__Given exercise__
Write each line of the material exactly as given, from the top through the line that contains "import pandas as pd", and omit all pictures.

__Data segment__

━━━━━━━━━━━━━━━━━━━━━━━━━━━━━━

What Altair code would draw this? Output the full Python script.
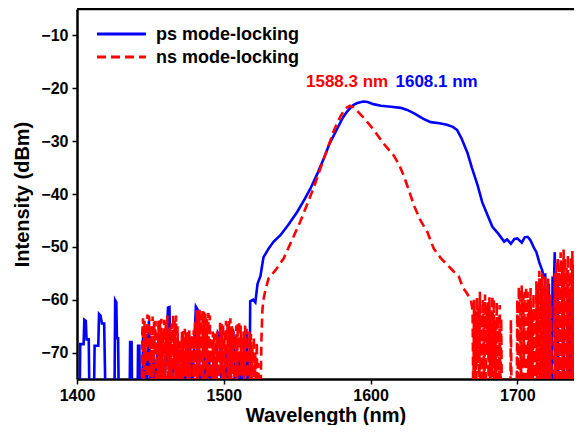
import altair as alt
import pandas as pd

# ---- data: (wavelength nm, intensity dBm) ----
# -80 marks the noise floor below the visible axis (clipped)
ps_noise_left = [
    (1400, -80), (1401.8, -80), (1402.2, -68.4), (1404.5, -68.4), (1405, -63.8), (1406, -64),
    (1406.5, -67.5), (1408, -67.5), (1408.5, -80), (1411.5, -80), (1412, -68.7), (1414.5, -68.7),
    (1415, -62.7), (1416, -63), (1417, -64.5), (1418.5, -64.5), (1419.5, -80), (1425.5, -80),
    (1426, -60.1), (1426.8, -60.5), (1427.2, -67.3), (1428, -67.3), (1428.5, -80), (1435.8, -80),
    (1436.2, -68), (1437.2, -68), (1437.6, -80), (1441.2, -80), (1441.6, -68.7), (1442.5, -68.7),
    (1443, -80), (1444.5, -80), (1445, -67), (1446, -66.5), (1447, -80), (1449, -64), (1450, -80),
    (1452, -70), (1453, -80), (1455, -68), (1456, -80), (1458, -72), (1459, -80), (1462, -61.5),
    (1463, -61.4), (1464, -80), (1467, -68), (1468, -80), (1470, -73), (1471, -80), (1473, -70),
    (1474, -80), (1477, -67), (1478, -80), (1481, -61.3), (1482.5, -62), (1484, -80), (1487, -69),
    (1488, -80), (1490, -71), (1491, -80), (1493, -72), (1494, -80), (1496, -66.3), (1497.5, -67),
    (1499, -80), (1502, -70), (1503, -80), (1505.5, -65.4), (1506.5, -66), (1508, -80), (1511, -70),
    (1512, -80), (1515.5, -66), (1516.5, -80), (1517.5, -80),
]
ps_band = [
    (1518, -60.3), (1520, -60), (1521.5, -60.5), (1523, -57), (1525, -55.5), (1527, -52),
    (1530.6, -50.3), (1534, -49), (1538.6, -47.8), (1544, -45.8), (1550, -43.4), (1555, -41),
    (1559, -39), (1564, -36), (1568, -33.4), (1572, -30.5), (1577, -27.8), (1581, -25.6),
    (1584, -24.4), (1588, -23.2), (1591, -22.8), (1595, -22.5), (1598, -22.6), (1602, -23.0),
    (1607, -23.3), (1614, -23.5), (1620.5, -23.7), (1625, -24.1), (1630, -24.8), (1636, -25.8),
    (1641, -26.4), (1647, -26.6), (1652, -26.9), (1656, -27.3), (1659, -27.9), (1662, -29.5),
    (1666, -32.2), (1669, -35), (1673, -38.4), (1676, -41.5), (1680, -44.2), (1683, -46.2),
    (1687, -47.5), (1691, -49), (1693, -48.6), (1695.6, -49.4), (1698, -48.5), (1700, -48.4),
    (1703, -49.2), (1705, -48.2), (1707, -48.1), (1709, -48.8), (1711.5, -50.3), (1713, -51),
    (1715, -53), (1717, -54.5), (1718, -56), (1719, -55),
]
ps_noise_right = [
    (1719.6, -80), (1721, -80), (1721.5, -57), (1722, -80), (1723.5, -80), (1724, -55.9),
    (1725, -56), (1725.5, -51), (1726, -80), (1727, -80), (1727.5, -57), (1728, -80), (1731, -80),
    (1731.5, -55.6), (1732, -80), (1735, -80), (1735.5, -58), (1736, -80), (1738.5, -80),
    (1739, -54), (1739.6, -80), (1741, -80), (1741.6, -48.4), (1742.8, -48.4), (1744, -49),
]

ns_noise_left = [
    (1444, -80), (1444.5, -66), (1445, -63.5), (1445.5, -80), (1446, -64), (1446.5, -72),
    (1447, -65), (1447.5, -80), (1448, -62.8), (1448.5, -80), (1449, -63), (1449.5, -64.5),
    (1450, -80), (1450.5, -65), (1451, -80), (1451.5, -63.2), (1452, -80), (1452.5, -64),
    (1453, -70), (1453.5, -64), (1454, -80), (1454.5, -66.5), (1455, -80), (1455.5, -64),
    (1456, -80), (1456.5, -63.6), (1457, -75), (1457.5, -63.6), (1458, -80), (1458.5, -65.8),
    (1459, -80), (1459.5, -63.8), (1460, -80), (1460.5, -64.2), (1461, -71), (1461.5, -63),
    (1462, -80), (1462.5, -66), (1463, -80), (1463.5, -64.8), (1464, -80), (1464.5, -64.5),
    (1465, -80), (1465.5, -62.8), (1466, -73), (1466.5, -64), (1467, -80), (1467.5, -63),
    (1468, -80), (1468.5, -65), (1469, -80), (1469.5, -67.5), (1470, -80), (1470.5, -68),
    (1471, -80), (1471.5, -66), (1472, -80), (1472.5, -65.9), (1473, -80), (1473.5, -65.5),
    (1474, -74), (1474.5, -66.3), (1475, -80), (1475.5, -66), (1476, -80), (1476.5, -65.8),
    (1477, -80), (1477.5, -67), (1478, -72), (1478.5, -66.5), (1479, -80), (1479.5, -65.8),
    (1480, -80), (1480.5, -64), (1481, -80), (1481.5, -62), (1482, -80), (1482.5, -62.2),
    (1483, -74), (1483.5, -61.9), (1484, -80), (1484.5, -62.8), (1485, -80), (1485.5, -62),
    (1486, -80), (1486.5, -62.3), (1487, -71), (1487.5, -62.5), (1488, -80), (1488.5, -63.6),
    (1489, -80), (1489.5, -62.5), (1490, -80), (1490.5, -63), (1491, -80), (1491.5, -67.8),
    (1492, -80), (1492.5, -66), (1493, -80), (1493.5, -65.9), (1494, -80), (1494.5, -66.5),
    (1495, -80), (1495.5, -66), (1496, -80), (1496.5, -67), (1497, -80), (1497.5, -64.2),
    (1498, -73), (1498.5, -64.6), (1499, -80), (1499.5, -64.5), (1500, -80), (1500.5, -66),
    (1501, -80), (1501.5, -64), (1502, -72), (1502.5, -64.6), (1503, -80), (1503.5, -64),
    (1504, -80), (1504.5, -63.5), (1505, -80), (1505.5, -65), (1506, -74), (1506.5, -66),
    (1507, -80), (1507.5, -67), (1508, -80), (1508.5, -64.9), (1509, -80), (1509.5, -64.5),
    (1510, -80), (1510.5, -64), (1511, -80), (1511.5, -64.9), (1512, -73), (1512.5, -67),
    (1513, -80), (1513.5, -66), (1514, -80), (1514.5, -64.9), (1515, -80), (1515.5, -65.5),
    (1516, -80), (1516.5, -68), (1517, -80), (1517.5, -66), (1518, -80), (1518.5, -66.5),
    (1519, -80), (1519.5, -69), (1520, -80), (1520.5, -67), (1521, -80), (1521.5, -70),
    (1522, -80), (1522.5, -68), (1523, -80), (1523.5, -72), (1524, -80), (1525, -80),
]
ns_band = [
    (1525.6, -68), (1526.3, -62), (1527, -60), (1528.5, -58), (1530.6, -55.9), (1535, -54.5),
    (1540.8, -52.2), (1546, -49), (1552, -45.3), (1556, -42.5), (1561, -39), (1566, -35),
    (1570.4, -31.6), (1575, -28), (1579.5, -25.3), (1582, -24.2), (1584, -23.6), (1586, -23.3),
    (1588.3, -23.6), (1591, -24.3), (1596, -25.8), (1602, -27.8), (1609, -30.5), (1616, -32.8),
    (1619.5, -34.5), (1622.7, -36.6), (1626, -39.2), (1629.6, -42.2), (1634, -45), (1638.7, -47.2),
    (1643, -50.3), (1648, -52.2), (1652.3, -53.4), (1656.8, -54.7), (1660, -55.5), (1663, -57.8),
    (1665, -58.5), (1668.3, -60), (1669.5, -62),
]
ns_noise_right = [
    (1670, -80), (1670.5, -60), (1671, -80), (1671.5, -62), (1672, -80), (1672.5, -59.5),
    (1673, -72), (1673.5, -61), (1674, -80), (1674.5, -58.5), (1675, -80), (1675.5, -62.5),
    (1676, -80), (1676.5, -60), (1677, -66), (1677.5, -80), (1678, -59), (1678.5, -80),
    (1679, -61), (1679.5, -70), (1680, -60.5), (1680.5, -80), (1681, -59.5), (1681.5, -80),
    (1682, -62), (1682.5, -80), (1683, -59.2), (1683.5, -73), (1684, -60), (1684.5, -80),
    (1685, -64), (1685.5, -80), (1686, -60.5), (1686.5, -80), (1687, -63), (1687.5, -80),
    (1688, -61), (1688.5, -80), (1689, -63.5), (1689.5, -80), (1695.2, -80), (1695.6, -63.8),
    (1696.1, -80), (1699.5, -80), (1700, -60), (1700.5, -80), (1701, -57.5), (1701.5, -75),
    (1702, -58), (1702.5, -80), (1703, -57.2), (1703.5, -80), (1704, -59), (1704.5, -72),
    (1705, -58.5), (1705.5, -80), (1706, -57.5), (1706.5, -80), (1707, -58.5), (1707.5, -80),
    (1708, -60), (1708.5, -80), (1709, -57.8), (1709.5, -80), (1710, -62), (1710.5, -80),
    (1711, -59), (1711.5, -80), (1712, -63), (1712.5, -80), (1713, -56.5), (1713.5, -80),
    (1714, -57), (1714.5, -80), (1715, -54.5), (1715.5, -80), (1716, -56), (1716.5, -80),
    (1717, -55), (1717.5, -80), (1718, -57), (1718.5, -80), (1719, -55.5), (1719.5, -80),
    (1720, -58), (1720.5, -80), (1721, -56), (1721.5, -80), (1722, -59), (1722.5, -80),
    (1723, -61), (1723.5, -80), (1725, -80), (1725.5, -55), (1726, -80), (1726.5, -53),
    (1727, -80), (1727.5, -52), (1728, -80), (1728.5, -53.5), (1729, -80), (1729.5, -51),
    (1730, -80), (1730.5, -52.8), (1731, -80), (1731.5, -50.5), (1732, -80), (1732.5, -52),
    (1733, -80), (1733.5, -54), (1734, -80), (1734.5, -51.5), (1735, -80), (1735.5, -55),
    (1736, -80), (1736.5, -52), (1737, -80), (1737.5, -50.8), (1738, -80), (1738.5, -53),
    (1739, -80), (1739.5, -50.5), (1740, -80), (1740.5, -51), (1741, -80), (1741.5, -49.5),
    (1742, -80), (1742.5, -50.3), (1743, -80), (1743.5, -51), (1744, -80),
]

series_names = ["ps mode-locking", "ns mode-locking"]
series_colors = ["#0000ff", "#ff0000"]
series_dashes = [[1, 0], [9, 5]]

peak_labels = ["1588.3 nm", "1608.1 nm"]
peak_label_x = [1584, 1645]
peak_label_y = [-18.8, -18.8]
peak_label_colors = ["#ff0000", "#0000ff"]

x_ticks = [1400, 1500, 1600, 1700]
y_ticks = [-70, -60, -50, -40, -30, -20, -10]
x_domain = [1400, 1738.6]
y_domain = [-75, -5]

FONT = "Liberation Sans"
W, H = 497, 370


def to_df(*segments):
    pts = [p for seg in segments for p in seg]
    return pd.DataFrame({"wl": [p[0] for p in pts], "db": [p[1] for p in pts]})


ps_df = to_df(ps_noise_left, ps_band, ps_noise_right)
ns_df = to_df(ns_noise_left, ns_band, ns_noise_right)
label_df = pd.DataFrame({"wl": peak_label_x, "db": peak_label_y,
                         "label": peak_labels, "c": peak_label_colors})
top_df = pd.DataFrame({"db": [y_domain[1]]})

x_enc = alt.X("wl:Q", scale=alt.Scale(domain=x_domain, nice=False, zero=False),
              axis=alt.Axis(values=x_ticks, title="Wavelength (nm)", format="d",
                            labelFlush=False))
y_enc = alt.Y("db:Q", scale=alt.Scale(domain=y_domain, nice=False, zero=False),
              axis=alt.Axis(values=y_ticks, title="Intensity (dBm)", labelFlush=False))

ps_line = alt.Chart(ps_df).mark_line(strokeWidth=2.6, clip=True,
                                     color=series_colors[0]).encode(
    x=x_enc, y=y_enc, order="wl:Q")
ns_line = alt.Chart(ns_df).mark_line(strokeWidth=2.6, clip=True, color=series_colors[1],
                                     strokeDash=series_dashes[1]).encode(
    x=x_enc, y=y_enc, order="wl:Q")

labels = alt.Chart(label_df).mark_text(font=FONT, fontWeight="bold", fontSize=17,
                                       align="center", baseline="middle").encode(
    x="wl:Q", y="db:Q", text="label:N", color=alt.Color("c:N", scale=None))

top_rule = alt.Chart(top_df).mark_rule(color="black", strokeWidth=2.5).encode(y="db:Q")

# legend (drawn in the upper-left corner of the plot area)
leg_ps_line = alt.Chart(top_df).mark_rule(color=series_colors[0], strokeWidth=3).encode(
    x=alt.value(20), x2=alt.value(69), y=alt.value(25))
leg_ns_line = alt.Chart(top_df).mark_rule(color=series_colors[1], strokeWidth=3,
                                          strokeDash=series_dashes[1]).encode(
    x=alt.value(20), x2=alt.value(69), y=alt.value(48))
leg_ps_text = alt.Chart(top_df).mark_text(font=FONT, fontWeight="bold", fontSize=18,
                                          align="left", baseline="middle", color="black",
                                          text=series_names[0]).encode(
    x=alt.value(79), y=alt.value(26))
leg_ns_text = alt.Chart(top_df).mark_text(font=FONT, fontWeight="bold", fontSize=18,
                                          align="left", baseline="middle", color="black",
                                          text=series_names[1]).encode(
    x=alt.value(79), y=alt.value(49))

chart = alt.layer(ps_line, ns_line, labels, top_rule,
                  leg_ps_line, leg_ns_line, leg_ps_text, leg_ns_text).properties(
    width=W, height=H,
    autosize=alt.AutoSizeParams(type="none"),
    padding={"left": 69, "top": 1, "right": 0, "bottom": 46},
).configure_view(stroke=None).configure_axis(
    grid=False,
    domainColor="black", domainWidth=2.5,
    tickColor="black", tickWidth=1.5, tickSize=5,
    labelFont=FONT, labelFontWeight="bold", labelFontSize=16, labelColor="black",
    labelPadding=4,
    titleFont=FONT, titleFontWeight="bold", titleFontSize=20, titleColor="black",
).configure_axisX(titlePadding=2, labelPadding=3).configure_axisY(titlePadding=8)

chart.save("out.html", embed_options={"renderer": "svg", "actions": False})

━━━━━━━━━━━━━━━━━━━━━━━━━━━━━━

__Answer to this problem__
What Altair code would draw this? Output the full Python script.
import altair as alt
import pandas as pd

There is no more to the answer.